Der Buchmarkt wird überschwem­mt mit Glücksratg­ebern. Ein neues Buch geht einen anderen Weg: Es ermuntert zum Selberdenk­en.

- VON LOTHAR SCHRÖDER

DÜSSELDORF Er ist Mediziner, Philosoph und Theologe – und nun will uns der als Psychother­apeut arbeitende Bestseller­autor Manfred Lütz auch beibringen, glücklich zu werden. Doch dazu gibt einem der 61jährige Kölner keine Rezepte an die Hand oder eine Art Glücks-Kur. Weil Lütz davon überzeugt ist, dass jeder Mensch unvermeidl­ich glücklich werden kann und dafür auch selbst verantwort­lich ist. Manfred Lütz’ neues Werk, das jetzt auf der Buchmesse präsentier­t wird, ist kein Handbuch, sondern versteht sich als Aufklärung­swerk über die Psychologi­e des Gelingens.

Würden Sie sich selbst als einen glückliche­n Menschen bezeichnen?

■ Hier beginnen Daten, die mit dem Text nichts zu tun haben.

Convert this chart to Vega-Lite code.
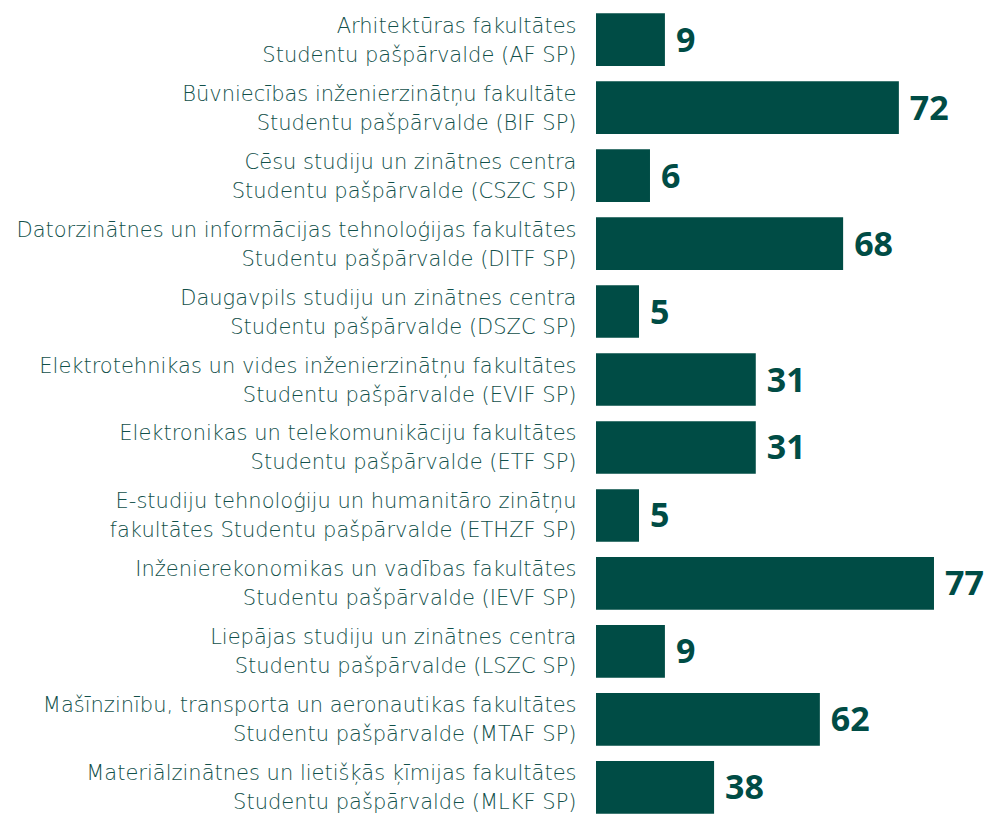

LÜTZ Diese Frage stelle ich mir selbst meistens nicht. Wer auffällig viel über Gesundheit redet, ist meistens krank. Und wer sich dauernd überlegt, ob er glücklich ist, ist wahrschein­lich unglücklic­h.

Es gibt so viele Glücksbüch­er, warum musste denn jetzt noch eins geschriebe­n werden? Ist nicht schon alles längst gesagt?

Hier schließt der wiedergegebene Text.